Knowledge for Development

CARICOM Ministers endorse regional policy framework for Science, Technology and Innovation

Date: 07/02/2008

Introduction:

CARICOM Ministers and other senior officials unanimously endorsed a new policy framework on Science, Technology and Innovation (STI) that will guide regional planning and development to spur economic development in key priority areas. The Second Joint Meeting of the Council for Trade and Economic Development (COTED) and the Council for Human and Social Development (COHSOD) took place in Georgetown, Guyana on 24 January 2008. The Meeting was jointly chaired by The Hon Karl Samuda, Minister of Trade and Industry of Jamaica and The Hon, Bertrand Joseph, Minister of Education, Youth and Sport of Antigua and Barbuda.


 

Minister Joseph acknowledged that, although CARICOM leaders had long recognized the critical need to strengthen STI capacity for the region to keep pace with global advances, there had been an inordinate lag in creating and implementing relevant policies. This delay has resulted in a costly setback to the region’s development in terms of promoting innovation, economic competitiveness and social development, as well as in building the physical infrastructure and human resources required to sustain future development. Minister Joseph and his ministerial colleagues at the COTED/COHSOD meeting agreed with the policy document framers on the urgent need for clear policy direction, backed by more substantial commitment of resources, to drive the process. Against this backdrop, the meeting unanimously endorsed the Regional Policy Framework for STI, as the first step towards final ratification by CARICOM Heads of State.
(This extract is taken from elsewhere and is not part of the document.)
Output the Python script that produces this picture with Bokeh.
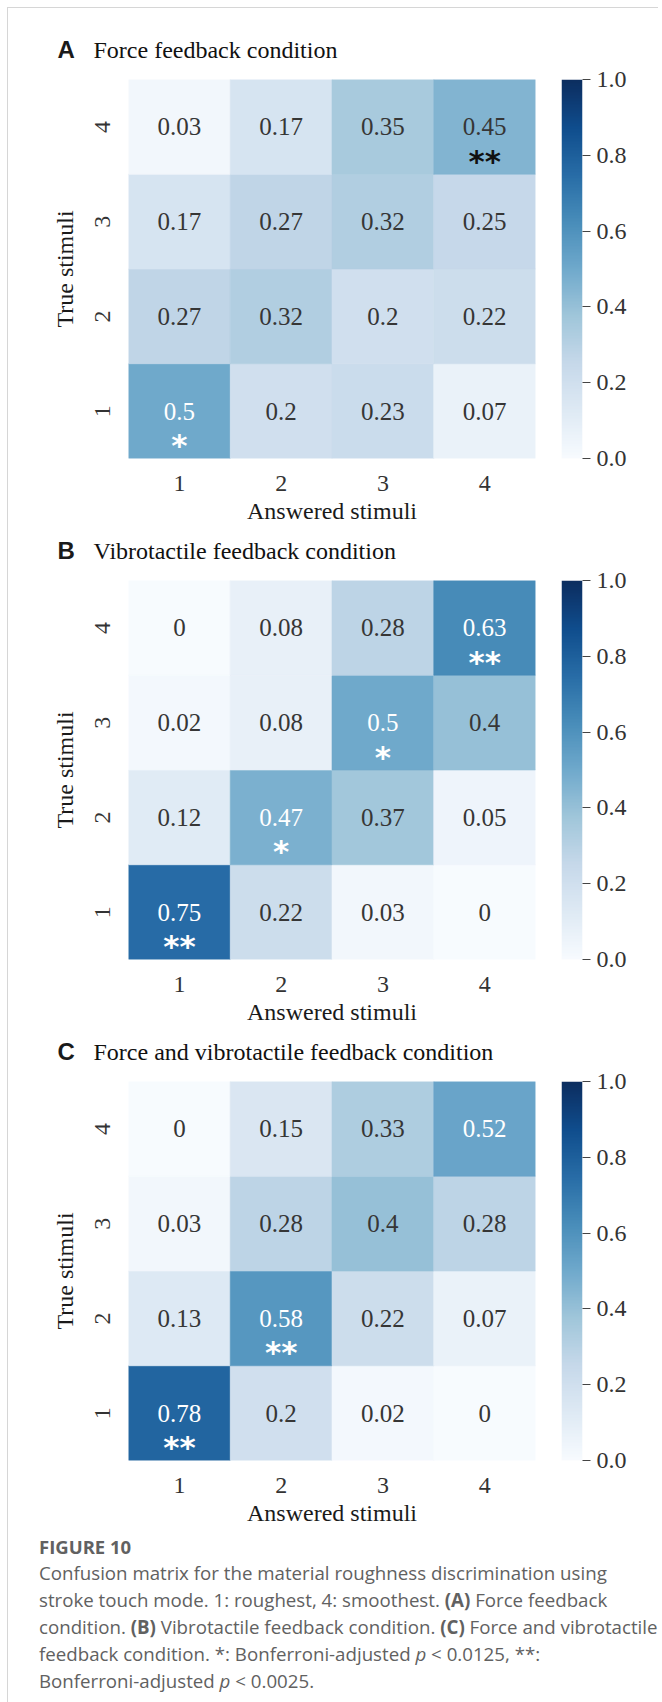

The policy framework for STI attempts to reflect the changing needs of the region as it strives to meet the demands of the new knowledge-driven era, as well as to be in line with the ‘single development vision’ being articulated through the mechanism of the CSME. A single vision for STI will, in the same vein, foster greater collaboration and networking to optimize relatively scarce resources and help in the advancement of common STI goals that would be difficult to achieve individually by member states.

The policy elaborates nine areas for government intervention; infrastructure, policy and planning, development finance, innovation and entrepreneurship, standardization, human resource development, science and technology education, research and development and regulatory framework and intellectual property rights. Twelve policy priority areas have also been identified for Caribbean development:

  • Agriculture and the food sector
  • Biotechnology and biosafety
  • Environmental Management
  • Coastal and Marine Resources Management
  • Waste Management
  • Integrated Water Resources Management
  • Alternative energy and Energy Management
  • Disaster Preparedness
  • Health
  • Sustainable Tourism
  • Development of Small, Medium and Micro Enterprises
  • Information and Communication Technology

The Caribbean Council for Science and Technology (CCST) spearheaded the development of the policy framework for CARICOM. In July 2000, CARICOM Heads designated CCST as the agency responsible for coordinating and implementing CARICOM’s policies and programmes in Science and Technology. The CCST is an inter-governmental organisation, with a mandate to promote regional cooperation in Science and Technology. It was established 25 years ago, and is currently undertaking projects in the region to promote Science and Technology foresighting, science popularisation and environmental awareness and education. It is also developing student capacity in creativity and innovation. It took CCST nearly four years to prepare the policy framework, to stage national consultations throughout the region, and to get the final document onto CARICOM’s agenda for discussion and endorsement. The Technical Centre for Agriculture & Rural Cooperation (CTA), a specialised agency of the ACP- EU Group, funded by the European Commission provided critical technical and logistical support for staging regional and national consultations.

As global developments race ahead in the industrialized and newly-industrialized nations, it is even more urgent for the Caribbean to build capacity in STI in these priority areas to gain a competitive advantage. CCST will work with CARICOM and the member states to ensure that the regional framework is translated into national policies, programmes and action plans for immediate implementation, to accelerate economic growth of all member states and ensure the sustainable development of the region.